*Directions for this task*
No images are to be carried over; print all other material exactly as it stands.
:::
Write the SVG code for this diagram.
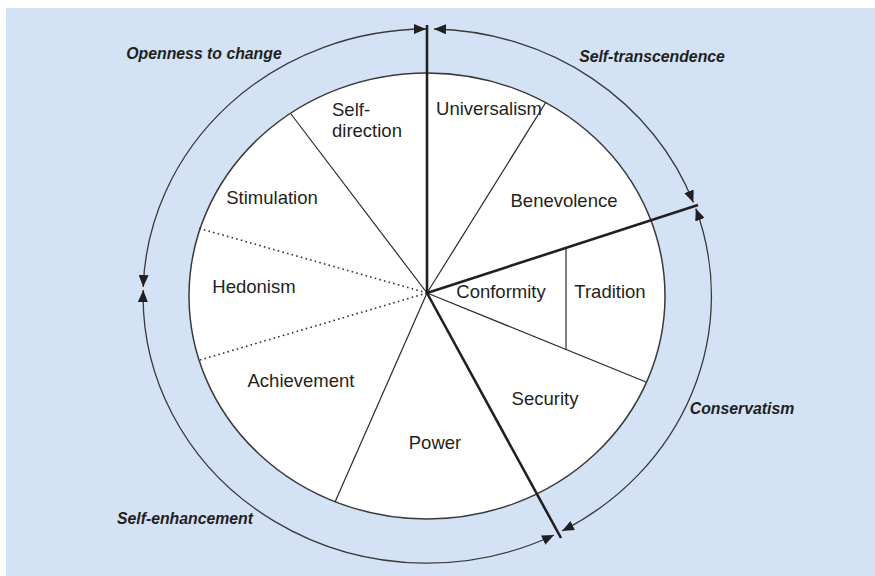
<svg xmlns="http://www.w3.org/2000/svg" width="875" height="576" viewBox="0 0 875 576">
  <style>
    .bg { fill: #d3e2f5; }
    .ring { fill: none; stroke: #3a3a3a; stroke-width: 1.3; }
    .disc { fill: #ffffff; stroke: #3a3a3a; stroke-width: 1.5; }
    .thin { stroke: #2a2a2a; stroke-width: 1.2; fill: none; }
    .thick { stroke: #231f20; stroke-width: 2.6; fill: none; }
    .dot { stroke: #333; stroke-width: 1.6; stroke-dasharray: 1.6 3.2; fill: none; }
    .lbl { font-family: "Liberation Sans", Arial, sans-serif; font-size: 18.5px; fill: #231f20; text-anchor: middle; }
    .grp { font-family: "Liberation Sans", Arial, sans-serif; font-size: 15.8px; font-weight: bold; font-style: italic; fill: #231f20; text-anchor: middle; }
  </style>
  <defs>
    <marker id="arrow" viewBox="0 0 12 10" refX="12" refY="5" markerWidth="12" markerHeight="10" markerUnits="userSpaceOnUse" orient="auto-start-reverse">
      <path d="M0,0 L12,5 L0,10 z" fill="#231f20"/>
    </marker>
  </defs>

  <rect class="bg" x="6" y="8" width="869" height="568"/>

  <!-- outer ring arcs with arrowheads, one per higher-order group -->
  <g id="connectors">
    <path class="ring" marker-start="url(#arrow)" marker-end="url(#arrow)" d="M143.2,287 A284 267 0 0 1 426,29"/>
    <path class="ring" marker-start="url(#arrow)" marker-end="url(#arrow)" d="M434,29 A284 267 0 0 1 693.4,202.5"/>
    <path class="ring" marker-start="url(#arrow)" marker-end="url(#arrow)" d="M695.8,208.5 A284 267 0 0 1 562,531"/>
    <path class="ring" marker-start="url(#arrow)" marker-end="url(#arrow)" d="M554,535 A284 267 0 0 1 143.2,290"/>

    <!-- value circle -->
    <ellipse class="disc" cx="427" cy="296" rx="238" ry="223"/>

    <!-- segment boundaries -->
    <line class="thin" x1="427" y1="293" x2="291" y2="114"/>
    <line class="thin" x1="427" y1="293" x2="546" y2="102"/>
    <line class="dot" x1="427" y1="293" x2="198" y2="228"/>
    <line class="dot" x1="427" y1="293" x2="200" y2="360"/>
    <line class="thin" x1="427" y1="293" x2="335" y2="502"/>
    <line class="thin" x1="427" y1="293" x2="646" y2="382"/>
    <line class="thin" x1="566" y1="247.5" x2="566" y2="349.5"/>

    <!-- group dividers -->
    <line class="thick" x1="427" y1="294" x2="427" y2="25"/>
    <line class="thick" x1="427" y1="293" x2="698" y2="205"/>
    <line class="thick" x1="427" y1="293" x2="561" y2="538"/>
  </g>

  <!-- higher-order groups -->
  <g id="openness"><text class="grp" x="204" y="59">Openness to change</text></g>
  <g id="self-transcendence"><text class="grp" x="652" y="62">Self-transcendence</text></g>
  <g id="conservatism"><text class="grp" x="742" y="414">Conservatism</text></g>
  <g id="self-enhancement"><text class="grp" x="185" y="524">Self-enhancement</text></g>

  <!-- values -->
  <g id="self-direction">
    <text class="lbl" style="text-anchor:start" x="332" y="116">Self-</text>
    <text class="lbl" style="text-anchor:start" x="332" y="137">direction</text>
  </g>
  <g id="universalism"><text class="lbl" x="489" y="115">Universalism</text></g>
  <g id="benevolence"><text class="lbl" x="564" y="207">Benevolence</text></g>
  <g id="stimulation"><text class="lbl" x="272" y="204">Stimulation</text></g>
  <g id="hedonism"><text class="lbl" x="254" y="293">Hedonism</text></g>
  <g id="conformity"><text class="lbl" x="501" y="298">Conformity</text></g>
  <g id="tradition"><text class="lbl" x="610" y="298">Tradition</text></g>
  <g id="achievement"><text class="lbl" x="301" y="387">Achievement</text></g>
  <g id="security"><text class="lbl" x="545" y="405">Security</text></g>
  <g id="power"><text class="lbl" x="435" y="449">Power</text></g>
</svg>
:::
*Exercise solution*
Write the SVG code for this diagram.
<svg xmlns="http://www.w3.org/2000/svg" width="875" height="576" viewBox="0 0 875 576">
  <style>
    .bg { fill: #d3e2f5; }
    .ring { fill: none; stroke: #3a3a3a; stroke-width: 1.3; }
    .disc { fill: #ffffff; stroke: #3a3a3a; stroke-width: 1.5; }
    .thin { stroke: #2a2a2a; stroke-width: 1.2; fill: none; }
    .thick { stroke: #231f20; stroke-width: 2.6; fill: none; }
    .dot { stroke: #333; stroke-width: 1.6; stroke-dasharray: 1.6 3.2; fill: none; }
    .lbl { font-family: "Liberation Sans", Arial, sans-serif; font-size: 18.5px; fill: #231f20; text-anchor: middle; }
    .grp { font-family: "Liberation Sans", Arial, sans-serif; font-size: 15.8px; font-weight: bold; font-style: italic; fill: #231f20; text-anchor: middle; }
  </style>
  <defs>
    <marker id="arrow" viewBox="0 0 12 10" refX="12" refY="5" markerWidth="12" markerHeight="10" markerUnits="userSpaceOnUse" orient="auto-start-reverse">
      <path d="M0,0 L12,5 L0,10 z" fill="#231f20"/>
    </marker>
  </defs>

  <rect class="bg" x="6" y="8" width="869" height="568"/>

  <!-- outer ring arcs with arrowheads, one per higher-order group -->
  <g id="connectors">
    <path class="ring" marker-start="url(#arrow)" marker-end="url(#arrow)" d="M143.2,287 A284 267 0 0 1 426,29"/>
    <path class="ring" marker-start="url(#arrow)" marker-end="url(#arrow)" d="M434,29 A284 267 0 0 1 693.4,202.5"/>
    <path class="ring" marker-start="url(#arrow)" marker-end="url(#arrow)" d="M695.8,208.5 A284 267 0 0 1 562,531"/>
    <path class="ring" marker-start="url(#arrow)" marker-end="url(#arrow)" d="M554,535 A284 267 0 0 1 143.2,290"/>

    <!-- value circle -->
    <ellipse class="disc" cx="427" cy="296" rx="238" ry="223"/>

    <!-- segment boundaries -->
    <line class="thin" x1="427" y1="293" x2="291" y2="114"/>
    <line class="thin" x1="427" y1="293" x2="546" y2="102"/>
    <line class="dot" x1="427" y1="293" x2="198" y2="228"/>
    <line class="dot" x1="427" y1="293" x2="200" y2="360"/>
    <line class="thin" x1="427" y1="293" x2="335" y2="502"/>
    <line class="thin" x1="427" y1="293" x2="646" y2="382"/>
    <line class="thin" x1="566" y1="247.5" x2="566" y2="349.5"/>

    <!-- group dividers -->
    <line class="thick" x1="427" y1="294" x2="427" y2="25"/>
    <line class="thick" x1="427" y1="293" x2="698" y2="205"/>
    <line class="thick" x1="427" y1="293" x2="561" y2="538"/>
  </g>

  <!-- higher-order groups -->
  <g id="openness"><text class="grp" x="204" y="59">Openness to change</text></g>
  <g id="self-transcendence"><text class="grp" x="652" y="62">Self-transcendence</text></g>
  <g id="conservatism"><text class="grp" x="742" y="414">Conservatism</text></g>
  <g id="self-enhancement"><text class="grp" x="185" y="524">Self-enhancement</text></g>

  <!-- values -->
  <g id="self-direction">
    <text class="lbl" style="text-anchor:start" x="332" y="116">Self-</text>
    <text class="lbl" style="text-anchor:start" x="332" y="137">direction</text>
  </g>
  <g id="universalism"><text class="lbl" x="489" y="115">Universalism</text></g>
  <g id="benevolence"><text class="lbl" x="564" y="207">Benevolence</text></g>
  <g id="stimulation"><text class="lbl" x="272" y="204">Stimulation</text></g>
  <g id="hedonism"><text class="lbl" x="254" y="293">Hedonism</text></g>
  <g id="conformity"><text class="lbl" x="501" y="298">Conformity</text></g>
  <g id="tradition"><text class="lbl" x="610" y="298">Tradition</text></g>
  <g id="achievement"><text class="lbl" x="301" y="387">Achievement</text></g>
  <g id="security"><text class="lbl" x="545" y="405">Security</text></g>
  <g id="power"><text class="lbl" x="435" y="449">Power</text></g>
</svg>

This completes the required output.